__SHORT EXERCISE__
Repeat the listing word for word. No pictures belong in the copy.

__LISTING__
— start —

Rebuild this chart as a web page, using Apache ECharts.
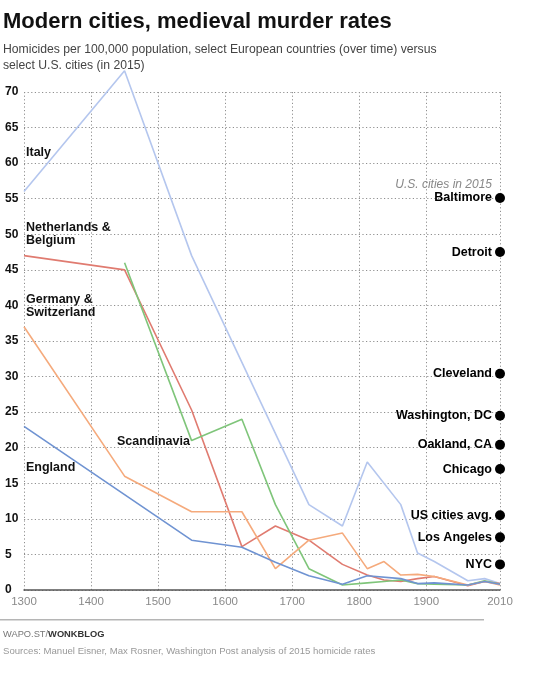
<!DOCTYPE html>
<html>
<head>
<meta charset="utf-8">
<script src="https://cdn.jsdelivr.net/npm/echarts@6/dist/echarts.min.js"></script>
<style>
html,body{margin:0;padding:0;background:#fff;}
#chart{width:550px;height:679px;}
</style>
</head>
<body>
<div id="chart"></div>
<script>
// ---- Data ----
const xTicks = [1300, 1400, 1500, 1600, 1700, 1800, 1900, 2010];
const yTicks = [0, 5, 10, 15, 20, 25, 30, 35, 40, 45, 50, 55, 60, 65, 70];

const italyYears = [1300, 1450, 1550, 1725, 1775, 1812, 1862, 1887, 1912, 1962, 1987, 2010];
const italyVals  = [56, 73, 47, 12, 9, 18, 12, 5.2, 4, 1.3, 1.6, 0.9];

const nlYears = [1300, 1450, 1550, 1625, 1675, 1725, 1775, 1812, 1837, 1862, 1887, 1912, 1962, 1987, 2010];
const nlVals  = [47, 45, 25.3, 6.1, 9, 7, 3.6, 2.1, 1.4, 1.2, 1.6, 1.9, 0.6, 1.2, 0.9];

const scYears = [1450, 1550, 1625, 1675, 1725, 1775, 1812, 1837, 1862, 1887, 1912, 1962, 1987, 2010];
const scVals  = [46, 21, 24, 12, 3, 0.7, 1.0, 1.2, 1.4, 0.9, 0.8, 0.7, 1.3, 0.8];

const deYears = [1300, 1450, 1550, 1625, 1675, 1725, 1775, 1812, 1837, 1862, 1887, 1912, 1962, 1987, 2010];
const deVals  = [37, 16, 11, 11, 3, 7, 8, 3, 4, 2.1, 2.2, 1.9, 0.7, 1.2, 0.7];

const enYears = [1300, 1550, 1625, 1675, 1725, 1775, 1812, 1862, 1887, 1912, 1962, 1987, 2010];
const enVals  = [23, 7, 6, 3.9, 2, 0.8, 2.0, 1.6, 0.9, 1.0, 0.7, 1.2, 0.8];

const cityYear = 2010;
const cityNames = ['Baltimore', 'Detroit', 'Cleveland', 'Washington, DC', 'Oakland, CA', 'Chicago', 'US cities avg.', 'Los Angeles', 'NYC'];
const cityVals  = [55.1, 47.5, 30.4, 24.5, 20.4, 17.0, 10.5, 7.4, 3.6];

// ---- Build chart ----
const FONT = '"Liberation Sans", Arial, sans-serif';
function pairs(xs, ys) { return xs.map((x, i) => [x, ys[i]]); }
function lineSeries(name, xs, ys, color) {
  return {
    name: name, type: 'line', data: pairs(xs, ys), showSymbol: false, clip: false,
    lineStyle: { color: color, width: 1.6 }, itemStyle: { color: color }, z: 3
  };
}

const chart = echarts.init(document.getElementById('chart'), null, { renderer: 'canvas' });

const option = {
  animation: false,
  backgroundColor: '#fff',
  grid: { left: 24, right: 50, top: 92, bottom: 89, containLabel: false },
  xAxis: {
    type: 'value', min: 1300, max: 2010,
    axisLine: { show: true, lineStyle: { color: '#555', width: 1.5 } },
    axisTick: { show: false, customValues: xTicks },
    axisLabel: {
      customValues: xTicks, color: '#8a8a8a', fontFamily: FONT, fontSize: 11.5, margin: 6,
      formatter: v => String(v)
    },
    splitLine: { show: true, lineStyle: { color: '#8f8f8f', type: [1.2, 2.4], width: 1 } }
  },
  yAxis: {
    type: 'value', min: 0, max: 70, interval: 5,
    axisLine: { show: false }, axisTick: { show: false },
    axisLabel: {
      color: '#111', fontWeight: 'bold', fontFamily: FONT, fontSize: 12,
      align: 'left', margin: 19
    },
    splitLine: { show: true, lineStyle: { color: '#8f8f8f', type: [1.2, 2.4], width: 1 } }
  },
  series: [
    lineSeries('Italy', italyYears, italyVals, '#b4c6ee'),
    lineSeries('Netherlands & Belgium', nlYears, nlVals, '#e07b70'),
    lineSeries('Scandinavia', scYears, scVals, '#7fc57a'),
    lineSeries('Germany & Switzerland', deYears, deVals, '#f5aa7c'),
    lineSeries('England', enYears, enVals, '#6f93d2'),
    {
      name: 'U.S. cities', type: 'scatter', clip: false, z: 5,
      data: cityVals.map((v, i) => ({ value: [cityYear, v], name: cityNames[i] })),
      symbolSize: 10, itemStyle: { color: '#000', opacity: 1 },
      label: {
        show: true, position: 'left', distance: 3, formatter: p => p.name,
        color: '#000', fontWeight: 'bold', fontFamily: FONT, fontSize: 12.5
      }
    }
  ],
  graphic: [
    { type: 'text', left: 3, top: 11, style: { text: 'Modern cities, medieval murder rates', font: 'bold 22px ' + FONT, fill: '#111' } },
    { type: 'text', left: 3, top: 41, style: { text: 'Homicides per 100,000 population, select European countries (over time) versus\nselect U.S. cities (in 2015)', font: '12.2px ' + FONT, fill: '#444', lineHeight: 16.5 } },
    { type: 'text', left: 26, top: 146, style: { text: 'Italy', font: 'bold 12.5px ' + FONT, fill: '#111' } },
    { type: 'text', left: 26, top: 221, style: { text: 'Netherlands &\nBelgium', font: 'bold 12.5px ' + FONT, fill: '#111', lineHeight: 13 } },
    { type: 'text', left: 26, top: 293, style: { text: 'Germany &\nSwitzerland', font: 'bold 12.5px ' + FONT, fill: '#111', lineHeight: 13 } },
    { type: 'text', left: 117, top: 435, style: { text: 'Scandinavia', font: 'bold 12.5px ' + FONT, fill: '#111' } },
    { type: 'text', left: 26, top: 461, style: { text: 'England', font: 'bold 12.5px ' + FONT, fill: '#111' } },
    { type: 'text', right: 58, top: 179, style: { text: 'U.S. cities in 2015', font: 'italic 12px ' + FONT, fill: '#888' } },
    { type: 'rect', left: 0, top: 619, shape: { width: 484, height: 1.5 }, style: { fill: '#b5b5b5' } },
    { type: 'text', left: 3, top: 630, style: {
        text: '{a|WAPO.ST/}{b|WONKBLOG}',
        rich: { a: { font: '9.3px ' + FONT, fill: '#777' }, b: { font: 'bold 9.3px ' + FONT, fill: '#333' } }
    } },
    { type: 'text', left: 3, top: 646, style: { text: 'Sources: Manuel Eisner, Max Rosner, Washington Post analysis of 2015 homicide rates', font: '9.6px ' + FONT, fill: '#999' } }
  ]
};
chart.setOption(option);
</script>
</body>
</html>
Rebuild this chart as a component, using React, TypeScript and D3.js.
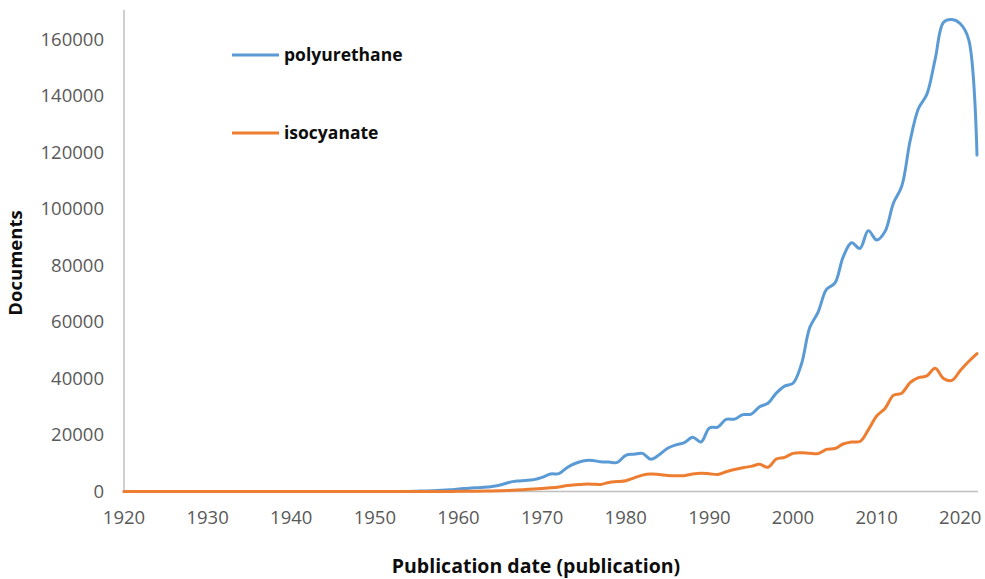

— end —

__TASK RESPONSE__
Rebuild this chart as a web page, using Apache ECharts.
<!DOCTYPE html>
<html>
<head>
<meta charset="utf-8">
<script src="https://cdn.jsdelivr.net/npm/echarts@6/dist/echarts.min.js"></script>
<style>
html,body{margin:0;padding:0;background:#fff;}
#chart{width:550px;height:679px;}
</style>
</head>
<body>
<div id="chart"></div>
<script>
// ---- Data ----
const xTicks = [1300, 1400, 1500, 1600, 1700, 1800, 1900, 2010];
const yTicks = [0, 5, 10, 15, 20, 25, 30, 35, 40, 45, 50, 55, 60, 65, 70];

const italyYears = [1300, 1450, 1550, 1725, 1775, 1812, 1862, 1887, 1912, 1962, 1987, 2010];
const italyVals  = [56, 73, 47, 12, 9, 18, 12, 5.2, 4, 1.3, 1.6, 0.9];

const nlYears = [1300, 1450, 1550, 1625, 1675, 1725, 1775, 1812, 1837, 1862, 1887, 1912, 1962, 1987, 2010];
const nlVals  = [47, 45, 25.3, 6.1, 9, 7, 3.6, 2.1, 1.4, 1.2, 1.6, 1.9, 0.6, 1.2, 0.9];

const scYears = [1450, 1550, 1625, 1675, 1725, 1775, 1812, 1837, 1862, 1887, 1912, 1962, 1987, 2010];
const scVals  = [46, 21, 24, 12, 3, 0.7, 1.0, 1.2, 1.4, 0.9, 0.8, 0.7, 1.3, 0.8];

const deYears = [1300, 1450, 1550, 1625, 1675, 1725, 1775, 1812, 1837, 1862, 1887, 1912, 1962, 1987, 2010];
const deVals  = [37, 16, 11, 11, 3, 7, 8, 3, 4, 2.1, 2.2, 1.9, 0.7, 1.2, 0.7];

const enYears = [1300, 1550, 1625, 1675, 1725, 1775, 1812, 1862, 1887, 1912, 1962, 1987, 2010];
const enVals  = [23, 7, 6, 3.9, 2, 0.8, 2.0, 1.6, 0.9, 1.0, 0.7, 1.2, 0.8];

const cityYear = 2010;
const cityNames = ['Baltimore', 'Detroit', 'Cleveland', 'Washington, DC', 'Oakland, CA', 'Chicago', 'US cities avg.', 'Los Angeles', 'NYC'];
const cityVals  = [55.1, 47.5, 30.4, 24.5, 20.4, 17.0, 10.5, 7.4, 3.6];

// ---- Build chart ----
const FONT = '"Liberation Sans", Arial, sans-serif';
function pairs(xs, ys) { return xs.map((x, i) => [x, ys[i]]); }
function lineSeries(name, xs, ys, color) {
  return {
    name: name, type: 'line', data: pairs(xs, ys), showSymbol: false, clip: false,
    lineStyle: { color: color, width: 1.6 }, itemStyle: { color: color }, z: 3
  };
}

const chart = echarts.init(document.getElementById('chart'), null, { renderer: 'canvas' });

const option = {
  animation: false,
  backgroundColor: '#fff',
  grid: { left: 24, right: 50, top: 92, bottom: 89, containLabel: false },
  xAxis: {
    type: 'value', min: 1300, max: 2010,
    axisLine: { show: true, lineStyle: { color: '#555', width: 1.5 } },
    axisTick: { show: false, customValues: xTicks },
    axisLabel: {
      customValues: xTicks, color: '#8a8a8a', fontFamily: FONT, fontSize: 11.5, margin: 6,
      formatter: v => String(v)
    },
    splitLine: { show: true, lineStyle: { color: '#8f8f8f', type: [1.2, 2.4], width: 1 } }
  },
  yAxis: {
    type: 'value', min: 0, max: 70, interval: 5,
    axisLine: { show: false }, axisTick: { show: false },
    axisLabel: {
      color: '#111', fontWeight: 'bold', fontFamily: FONT, fontSize: 12,
      align: 'left', margin: 19
    },
    splitLine: { show: true, lineStyle: { color: '#8f8f8f', type: [1.2, 2.4], width: 1 } }
  },
  series: [
    lineSeries('Italy', italyYears, italyVals, '#b4c6ee'),
    lineSeries('Netherlands & Belgium', nlYears, nlVals, '#e07b70'),
    lineSeries('Scandinavia', scYears, scVals, '#7fc57a'),
    lineSeries('Germany & Switzerland', deYears, deVals, '#f5aa7c'),
    lineSeries('England', enYears, enVals, '#6f93d2'),
    {
      name: 'U.S. cities', type: 'scatter', clip: false, z: 5,
      data: cityVals.map((v, i) => ({ value: [cityYear, v], name: cityNames[i] })),
      symbolSize: 10, itemStyle: { color: '#000', opacity: 1 },
      label: {
        show: true, position: 'left', distance: 3, formatter: p => p.name,
        color: '#000', fontWeight: 'bold', fontFamily: FONT, fontSize: 12.5
      }
    }
  ],
  graphic: [
    { type: 'text', left: 3, top: 11, style: { text: 'Modern cities, medieval murder rates', font: 'bold 22px ' + FONT, fill: '#111' } },
    { type: 'text', left: 3, top: 41, style: { text: 'Homicides per 100,000 population, select European countries (over time) versus\nselect U.S. cities (in 2015)', font: '12.2px ' + FONT, fill: '#444', lineHeight: 16.5 } },
    { type: 'text', left: 26, top: 146, style: { text: 'Italy', font: 'bold 12.5px ' + FONT, fill: '#111' } },
    { type: 'text', left: 26, top: 221, style: { text: 'Netherlands &\nBelgium', font: 'bold 12.5px ' + FONT, fill: '#111', lineHeight: 13 } },
    { type: 'text', left: 26, top: 293, style: { text: 'Germany &\nSwitzerland', font: 'bold 12.5px ' + FONT, fill: '#111', lineHeight: 13 } },
    { type: 'text', left: 117, top: 435, style: { text: 'Scandinavia', font: 'bold 12.5px ' + FONT, fill: '#111' } },
    { type: 'text', left: 26, top: 461, style: { text: 'England', font: 'bold 12.5px ' + FONT, fill: '#111' } },
    { type: 'text', right: 58, top: 179, style: { text: 'U.S. cities in 2015', font: 'italic 12px ' + FONT, fill: '#888' } },
    { type: 'rect', left: 0, top: 619, shape: { width: 484, height: 1.5 }, style: { fill: '#b5b5b5' } },
    { type: 'text', left: 3, top: 630, style: {
        text: '{a|WAPO.ST/}{b|WONKBLOG}',
        rich: { a: { font: '9.3px ' + FONT, fill: '#777' }, b: { font: 'bold 9.3px ' + FONT, fill: '#333' } }
    } },
    { type: 'text', left: 3, top: 646, style: { text: 'Sources: Manuel Eisner, Max Rosner, Washington Post analysis of 2015 homicide rates', font: '9.6px ' + FONT, fill: '#999' } }
  ]
};
chart.setOption(option);
</script>
</body>
</html>
Rebuild this chart as a component, using React, TypeScript and D3.js.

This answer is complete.